Trained in painting, Kim began exhibiting in the mid-1970s with work influenced by the Korean monochrome painting movement, Dansaekhwa. Kim’s early works experimented with the relationship between illusion and materiality, in particular with reference to the visual differences between folded and flat canvas. He developed a technique that involved spraying folded cloth with paint and then ironing it flat to display the ‘memory’ of its former folded state. His early work was considered to be part of the modernist movement, although during the military regime that ruled the country with political repression in the 1980s, Kim sought to break with this association. The result has been a career devoted to what Kim calls a ‘parasitic relationship’ with modernist painting.

In the 1990s, Kim began work on a series of paintings featuring a polka-dot motif, called ‘Closer… Come Closer…’ These dots at first appear to be regular and crisply defined, but on closer inspection the reveal traces of drawing, writing, dust and hairs.

With these works, Kim explored the way in which everyday life interrupts organised systems. Throughout his career, Kim has frequently revisited existing works, painting over and repurposing damaged works, renewing them and exploring their ongoing life. He was also active in the independent exhibition space Pool in Seoul, which was founded in 1999 by a group of artists and cultural producers. In reent years his interest has focused on the environment and local life.

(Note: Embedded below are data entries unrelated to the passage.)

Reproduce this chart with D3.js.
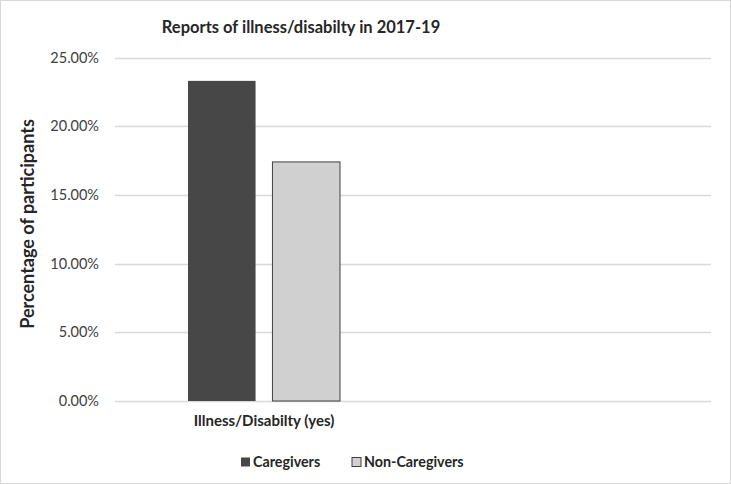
<!DOCTYPE html>
<html>
<head>
<meta charset="utf-8">
<script src="https://cdn.jsdelivr.net/npm/d3@7"></script>
<style>
  body { margin: 0; background: #fff; }
  text { font-family: Lato, "Open Sans", sans-serif; fill: #262626; }
</style>
</head>
<body>
<svg width="731" height="484"></svg>
<script>
// data
var categories = ["Illness/Disabilty (yes)", ""];
var seriesNames = ["Caregivers", "Non-Caregivers"];
var caregivers = [23.3, null];
var nonCaregivers = [17.4, null];
var yTicks = [0, 5, 10, 15, 20, 25];
var colors = ["#474747", "#d0d0d0"];

var svg = d3.select("svg"),
    width = +svg.attr("width"),
    height = +svg.attr("height");

var margin = { left: 115, right: 20, top: 57.5, bottom: 83 };

svg.append("rect")
    .attr("x", 0.5).attr("y", 0.5)
    .attr("width", width - 1).attr("height", height - 1)
    .attr("fill", "#fff")
    .attr("stroke", "#d9d9d9");

var x = d3.scaleBand()
    .domain(categories.map(function(d, i) { return i; }))
    .range([margin.left, width - margin.right])
    .paddingInner(0)
    .paddingOuter(0);

var inner = d3.scaleBand()
    .domain(seriesNames)
    .range([73, 225])
    .paddingInner(0.2);

var y = d3.scaleLinear()
    .domain([0, 25])
    .range([height - margin.bottom, margin.top]);

// gridlines
svg.append("g")
    .attr("class", "grid")
    .selectAll("line")
    .data(yTicks)
    .enter().append("line")
    .attr("x1", margin.left)
    .attr("x2", width - margin.right)
    .attr("y1", function(d) { return Math.round(y(d)) + 0.5; })
    .attr("y2", function(d) { return Math.round(y(d)) + 0.5; })
    .attr("stroke", "#d9d9d9")
    .attr("stroke-width", 1.3);

// y axis labels
var yAxis = d3.axisLeft(y)
    .tickValues(yTicks)
    .tickSize(0)
    .tickPadding(16)
    .tickFormat(function(d) { return d.toFixed(2) + "%"; });

var gy = svg.append("g")
    .attr("transform", "translate(" + margin.left + ",0)")
    .call(yAxis);
gy.select(".domain").remove();
gy.selectAll("text")
    .style("font-size", "14.5px")
    .style("font-family", "Lato, sans-serif")
    .style("fill", "#404040");

// bars
var rows = categories.map(function(c, i) {
    return [
        { cat: i, series: seriesNames[0], value: caregivers[i] },
        { cat: i, series: seriesNames[1], value: nonCaregivers[i] }
    ];
});

var groups = svg.append("g").selectAll("g")
    .data(rows)
    .enter().append("g")
    .attr("transform", function(d, i) { return "translate(" + x(i) + ",0)"; });

groups.selectAll("rect")
    .data(function(d) { return d.filter(function(e) { return e.value != null; }); })
    .enter().append("rect")
    .attr("x", function(d) { return inner(d.series); })
    .attr("width", inner.bandwidth())
    .attr("y", function(d) { return y(d.value); })
    .attr("height", function(d) { return y(0) - y(d.value); })
    .attr("fill", function(d, i) { return colors[seriesNames.indexOf(d.series)]; })
    .attr("stroke", function(d) { return d.series === "Non-Caregivers" ? "#404040" : "none"; })
    .attr("stroke-width", 1);

// category labels
svg.append("g").selectAll("text")
    .data(categories)
    .enter().append("text")
    .attr("x", function(d, i) { return x(i) + 149; })
    .attr("y", 426)
    .attr("text-anchor", "middle")
    .style("font-size", "15px")
    .style("font-weight", "bold")
    .text(function(d) { return d; });

// title
svg.append("text")
    .attr("x", 301)
    .attr("y", 33)
    .attr("text-anchor", "middle")
    .style("font-size", "16.5px")
    .style("font-weight", "bold")
    .text("Reports of illness/disabilty in 2017-19");

// y axis title
svg.append("text")
    .attr("transform", "translate(34,224) rotate(-90)")
    .attr("text-anchor", "middle")
    .style("font-size", "18px")
    .style("font-weight", "bold")
    .text("Percentage of participants");

// legend
var legendX = [241, 352];
var legend = svg.append("g").selectAll("g")
    .data(seriesNames)
    .enter().append("g")
    .attr("transform", function(d, i) { return "translate(" + legendX[i] + ",457.5)"; });

legend.append("rect")
    .attr("width", 9).attr("height", 9)
    .attr("fill", function(d, i) { return colors[i]; })
    .attr("stroke", function(d, i) { return i === 1 ? "#404040" : "none"; });

legend.append("text")
    .attr("x", 12)
    .attr("y", 9.5)
    .style("font-size", "14.3px")
    .style("font-weight", "bold")
    .text(function(d) { return d; });
</script>
</body>
</html>
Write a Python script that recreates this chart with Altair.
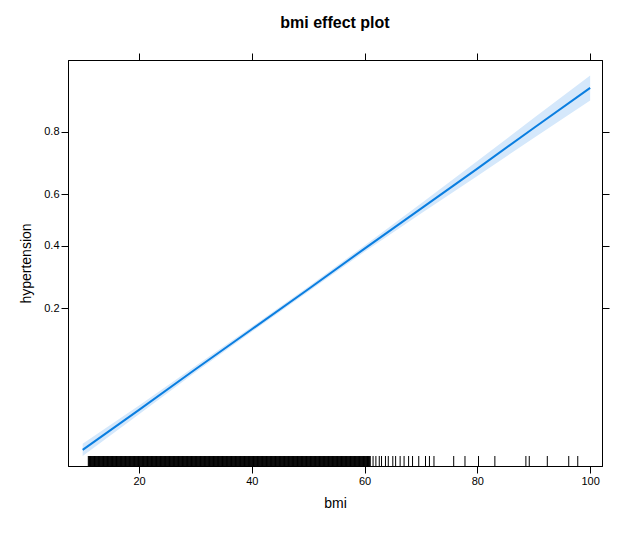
import altair as alt
import pandas as pd
import math

bmi = [10, 20, 30, 40, 50, 60, 70, 80, 90, 100]
fit_logit = [-3.62, -2.99, -2.35, -1.72, -1.09, -0.45, 0.18, 0.81, 1.45, 2.08]
se_logit = [0.05, 0.035, 0.025, 0.02, 0.02, 0.025, 0.04, 0.06, 0.08, 0.10]
rug_dense = [round(11 + i * 0.1, 1) for i in range(500)]
rug_sparse = [60.5, 61, 61.5, 62, 62.6, 63, 63.7, 64.2, 65, 65.5, 66.3, 67, 67.8, 68.5, 69.6, 70.8, 71.5, 72.3,
              75.8, 77.8, 80.2, 83.1, 88.6, 89.2, 92.4, 96.2, 97.8]
y_ticks = [0.2, 0.4, 0.6, 0.8]

df = pd.DataFrame({"bmi": bmi, "fit": fit_logit,
                   "lo": [f - 1.96 * s for f, s in zip(fit_logit, se_logit)],
                   "hi": [f + 1.96 * s for f, s in zip(fit_logit, se_logit)]})
rug = pd.DataFrame({"bmi": rug_dense + rug_sparse})
tick_vals = [math.log(p / (1 - p)) for p in y_ticks]

xs = alt.Scale(domain=[7.4, 102.1], nice=False, zero=False)
ys = alt.Scale(domain=[-3.874, 2.52], nice=False, zero=False)
lab = "format(1/(1+exp(-datum.value)), '.1f')"
ax_common = dict(domainColor="black", tickColor="black", labelColor="black", grid=False,
                 labelFont="Arial", labelFontSize=11, titleFont="Arial", titleFontSize=14,
                 titleFontWeight="normal", titleColor="black")
ax_plain = {k: v for k, v in ax_common.items() if not k.startswith("title")}

band = alt.Chart(df).mark_area(color="#d5e8fb").encode(
    x=alt.X("bmi:Q", scale=xs, axis=alt.Axis(values=[20, 40, 60, 80, 100], title="bmi", **ax_common)),
    y=alt.Y("lo:Q", scale=ys, axis=alt.Axis(values=tick_vals, labelExpr=lab, title="hypertension", **ax_common)),
    y2="hi:Q")
line = alt.Chart(df).mark_line(color="#0a7ee0", strokeWidth=2).encode(x=alt.X("bmi:Q", scale=xs), y=alt.Y("fit:Q", scale=ys))
rugm = alt.Chart(rug).mark_tick(color="black", thickness=1, size=10, opacity=1, orient="vertical").encode(
    x=alt.X("bmi:Q", scale=xs), y=alt.value(401))
frame = alt.Chart(df).mark_point(opacity=0).encode(
    x=alt.X("bmi:Q", scale=xs, axis=alt.Axis(orient="top", values=[20, 40, 60, 80, 100], labels=False, title=None, **ax_plain)),
    y=alt.Y("fit:Q", scale=ys, axis=alt.Axis(orient="right", values=tick_vals, labels=False, title=None, **ax_plain)))

main = alt.layer(band, line, rugm)
chart = alt.layer(main, frame).resolve_scale(x="independent", y="independent").properties(
    width=534, height=406,
    autosize=alt.AutoSizeParams(type="none"),
    padding={"left": 60, "top": 52, "right": 30, "bottom": 60},
    title=alt.TitleParams("bmi effect plot", font="Arial", fontSize=16, fontWeight="bold", color="black", offset=22),
).configure_view(stroke="black", strokeWidth=1).configure_axis(tickSize=7, titlePadding=10)

chart.save("out.html", embed_options={"renderer": "svg", "actions": False})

At Spike Island, a survey exhibition covering forty years of Kim’s artistic practice showcases the visually compelling and intellectually sharp works that established him as one of the most important artists of his generation. To coincide with Spike Island’s retrospective, KCCUK in London is also presenting major works by Kim focusing on his geometric compositions from the 1980s and his dot paintings from the 1990s.